* Data lines *
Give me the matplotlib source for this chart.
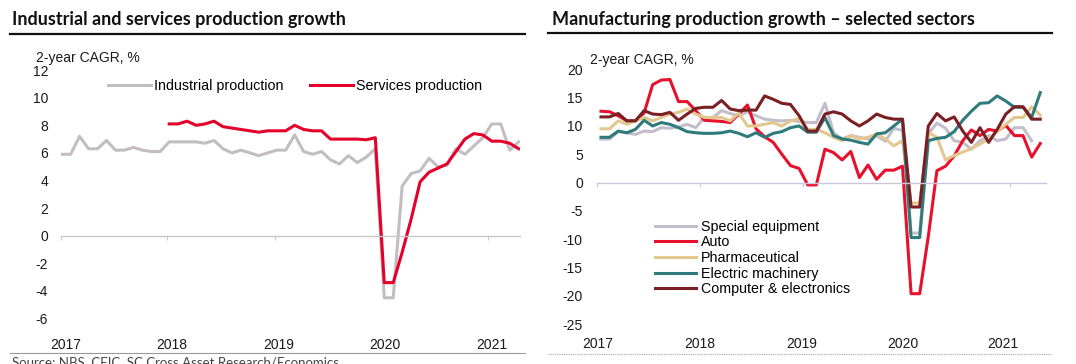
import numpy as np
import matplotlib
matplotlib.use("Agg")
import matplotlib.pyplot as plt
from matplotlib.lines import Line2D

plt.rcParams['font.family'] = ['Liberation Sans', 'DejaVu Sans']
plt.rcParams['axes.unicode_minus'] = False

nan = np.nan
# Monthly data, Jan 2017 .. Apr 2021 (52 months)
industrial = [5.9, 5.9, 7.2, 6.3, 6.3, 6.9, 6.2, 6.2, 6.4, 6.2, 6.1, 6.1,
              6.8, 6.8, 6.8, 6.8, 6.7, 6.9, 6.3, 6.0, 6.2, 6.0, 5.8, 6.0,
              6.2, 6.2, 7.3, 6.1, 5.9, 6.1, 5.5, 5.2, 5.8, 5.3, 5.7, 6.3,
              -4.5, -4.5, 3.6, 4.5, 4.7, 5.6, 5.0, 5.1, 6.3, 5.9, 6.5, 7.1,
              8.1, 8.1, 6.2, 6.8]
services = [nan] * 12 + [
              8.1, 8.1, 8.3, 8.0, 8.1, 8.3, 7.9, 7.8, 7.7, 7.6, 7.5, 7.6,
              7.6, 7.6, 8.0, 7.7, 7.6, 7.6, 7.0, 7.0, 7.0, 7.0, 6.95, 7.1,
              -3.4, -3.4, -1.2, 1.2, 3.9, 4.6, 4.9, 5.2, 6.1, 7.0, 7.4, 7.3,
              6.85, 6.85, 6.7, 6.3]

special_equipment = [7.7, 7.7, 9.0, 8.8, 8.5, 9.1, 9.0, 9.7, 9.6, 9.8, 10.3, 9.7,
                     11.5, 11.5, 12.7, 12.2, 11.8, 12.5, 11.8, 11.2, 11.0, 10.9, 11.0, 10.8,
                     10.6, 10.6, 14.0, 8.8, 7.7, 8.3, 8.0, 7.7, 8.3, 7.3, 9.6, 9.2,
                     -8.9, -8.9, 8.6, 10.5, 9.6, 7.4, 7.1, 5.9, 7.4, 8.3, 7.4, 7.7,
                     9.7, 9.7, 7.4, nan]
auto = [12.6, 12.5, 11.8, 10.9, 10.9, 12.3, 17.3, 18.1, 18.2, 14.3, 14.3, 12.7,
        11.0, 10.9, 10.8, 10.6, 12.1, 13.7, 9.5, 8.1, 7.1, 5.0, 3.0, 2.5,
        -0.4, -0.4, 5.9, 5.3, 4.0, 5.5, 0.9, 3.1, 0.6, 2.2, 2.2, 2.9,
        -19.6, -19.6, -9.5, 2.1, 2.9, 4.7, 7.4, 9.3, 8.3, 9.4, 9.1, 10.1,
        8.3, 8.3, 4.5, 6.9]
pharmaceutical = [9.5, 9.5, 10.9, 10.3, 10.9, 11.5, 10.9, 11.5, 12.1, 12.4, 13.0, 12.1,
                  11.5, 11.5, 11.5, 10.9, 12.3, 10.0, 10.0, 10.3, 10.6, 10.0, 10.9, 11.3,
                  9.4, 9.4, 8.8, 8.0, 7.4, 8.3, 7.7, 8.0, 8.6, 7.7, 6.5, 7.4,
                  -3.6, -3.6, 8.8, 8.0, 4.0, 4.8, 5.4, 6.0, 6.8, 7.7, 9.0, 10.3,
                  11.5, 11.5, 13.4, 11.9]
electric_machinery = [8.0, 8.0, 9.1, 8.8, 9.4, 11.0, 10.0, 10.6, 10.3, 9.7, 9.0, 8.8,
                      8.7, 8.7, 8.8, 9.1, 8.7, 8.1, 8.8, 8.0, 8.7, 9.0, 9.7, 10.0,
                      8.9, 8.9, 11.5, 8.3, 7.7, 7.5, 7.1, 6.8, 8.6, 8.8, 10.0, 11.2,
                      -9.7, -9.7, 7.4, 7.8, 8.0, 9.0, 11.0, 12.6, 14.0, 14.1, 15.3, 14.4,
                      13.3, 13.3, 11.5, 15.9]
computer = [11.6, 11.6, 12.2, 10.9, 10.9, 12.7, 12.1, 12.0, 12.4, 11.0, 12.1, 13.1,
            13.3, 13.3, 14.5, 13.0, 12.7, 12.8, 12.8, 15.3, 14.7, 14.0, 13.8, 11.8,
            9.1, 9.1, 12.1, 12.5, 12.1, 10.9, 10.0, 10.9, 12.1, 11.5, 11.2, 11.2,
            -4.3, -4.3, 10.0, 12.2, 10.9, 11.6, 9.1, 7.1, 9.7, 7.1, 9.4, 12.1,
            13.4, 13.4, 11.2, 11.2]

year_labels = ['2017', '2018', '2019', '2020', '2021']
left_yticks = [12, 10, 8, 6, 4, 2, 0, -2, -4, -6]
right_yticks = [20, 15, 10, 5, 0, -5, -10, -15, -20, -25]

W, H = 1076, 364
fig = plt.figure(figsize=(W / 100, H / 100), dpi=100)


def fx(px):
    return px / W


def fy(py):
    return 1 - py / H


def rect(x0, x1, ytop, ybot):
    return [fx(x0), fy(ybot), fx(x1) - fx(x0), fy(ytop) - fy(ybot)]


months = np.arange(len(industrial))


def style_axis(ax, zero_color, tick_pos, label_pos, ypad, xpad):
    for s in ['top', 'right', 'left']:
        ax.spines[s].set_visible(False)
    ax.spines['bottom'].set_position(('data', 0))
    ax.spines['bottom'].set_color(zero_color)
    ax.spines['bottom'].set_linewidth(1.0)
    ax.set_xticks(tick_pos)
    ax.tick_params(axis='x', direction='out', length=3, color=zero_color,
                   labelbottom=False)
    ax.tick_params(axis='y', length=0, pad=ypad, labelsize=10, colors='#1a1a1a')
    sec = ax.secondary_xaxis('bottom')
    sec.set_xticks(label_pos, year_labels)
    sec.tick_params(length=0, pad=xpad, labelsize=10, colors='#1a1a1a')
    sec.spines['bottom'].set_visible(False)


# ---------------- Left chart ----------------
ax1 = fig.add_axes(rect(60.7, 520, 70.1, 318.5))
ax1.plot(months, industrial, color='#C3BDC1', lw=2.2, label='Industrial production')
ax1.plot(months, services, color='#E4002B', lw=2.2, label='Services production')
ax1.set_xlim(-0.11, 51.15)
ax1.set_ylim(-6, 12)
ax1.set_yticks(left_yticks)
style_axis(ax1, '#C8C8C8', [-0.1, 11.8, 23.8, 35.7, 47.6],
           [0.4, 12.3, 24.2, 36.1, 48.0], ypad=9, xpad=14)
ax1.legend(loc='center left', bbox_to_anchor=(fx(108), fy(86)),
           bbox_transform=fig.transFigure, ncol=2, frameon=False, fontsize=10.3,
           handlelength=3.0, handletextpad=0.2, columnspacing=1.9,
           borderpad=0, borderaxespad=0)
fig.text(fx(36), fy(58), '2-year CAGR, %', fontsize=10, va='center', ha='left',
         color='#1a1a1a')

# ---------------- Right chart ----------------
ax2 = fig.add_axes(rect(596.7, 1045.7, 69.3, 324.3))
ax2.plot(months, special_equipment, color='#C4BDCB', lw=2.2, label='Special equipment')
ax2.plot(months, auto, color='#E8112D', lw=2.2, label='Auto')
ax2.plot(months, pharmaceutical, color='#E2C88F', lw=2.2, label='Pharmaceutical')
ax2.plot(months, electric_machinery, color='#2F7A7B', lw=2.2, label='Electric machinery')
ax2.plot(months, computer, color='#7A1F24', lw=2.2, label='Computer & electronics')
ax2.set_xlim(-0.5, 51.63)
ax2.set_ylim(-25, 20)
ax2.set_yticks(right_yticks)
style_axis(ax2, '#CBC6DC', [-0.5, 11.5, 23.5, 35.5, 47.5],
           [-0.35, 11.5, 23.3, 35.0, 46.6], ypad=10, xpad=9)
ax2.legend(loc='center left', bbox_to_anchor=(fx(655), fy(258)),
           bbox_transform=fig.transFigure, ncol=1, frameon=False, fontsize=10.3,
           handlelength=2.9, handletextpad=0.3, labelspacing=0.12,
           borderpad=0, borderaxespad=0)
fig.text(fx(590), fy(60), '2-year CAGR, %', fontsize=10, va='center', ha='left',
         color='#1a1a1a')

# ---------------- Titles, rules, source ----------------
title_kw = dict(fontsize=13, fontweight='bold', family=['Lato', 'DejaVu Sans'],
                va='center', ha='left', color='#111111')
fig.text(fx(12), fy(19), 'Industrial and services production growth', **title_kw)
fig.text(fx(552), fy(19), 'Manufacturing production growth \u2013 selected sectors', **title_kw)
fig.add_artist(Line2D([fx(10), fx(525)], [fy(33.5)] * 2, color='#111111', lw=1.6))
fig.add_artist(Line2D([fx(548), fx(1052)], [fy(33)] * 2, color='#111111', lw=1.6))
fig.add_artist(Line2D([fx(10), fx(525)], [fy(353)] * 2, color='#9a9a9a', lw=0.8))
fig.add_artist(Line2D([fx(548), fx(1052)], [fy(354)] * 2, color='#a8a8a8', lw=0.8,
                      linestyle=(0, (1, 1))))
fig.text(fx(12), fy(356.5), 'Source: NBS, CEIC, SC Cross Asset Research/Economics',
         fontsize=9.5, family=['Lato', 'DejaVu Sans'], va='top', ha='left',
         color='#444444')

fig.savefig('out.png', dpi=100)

* To do *
Would you reproduce the lines above, from the very first through the line containing "plt.rcParams['axes.unicode_minus'] = False", exactly and without the pictures?

* Solved problem *
Give me the matplotlib source for this chart.
import numpy as np
import matplotlib
matplotlib.use("Agg")
import matplotlib.pyplot as plt
from matplotlib.lines import Line2D

plt.rcParams['font.family'] = ['Liberation Sans', 'DejaVu Sans']
plt.rcParams['axes.unicode_minus'] = False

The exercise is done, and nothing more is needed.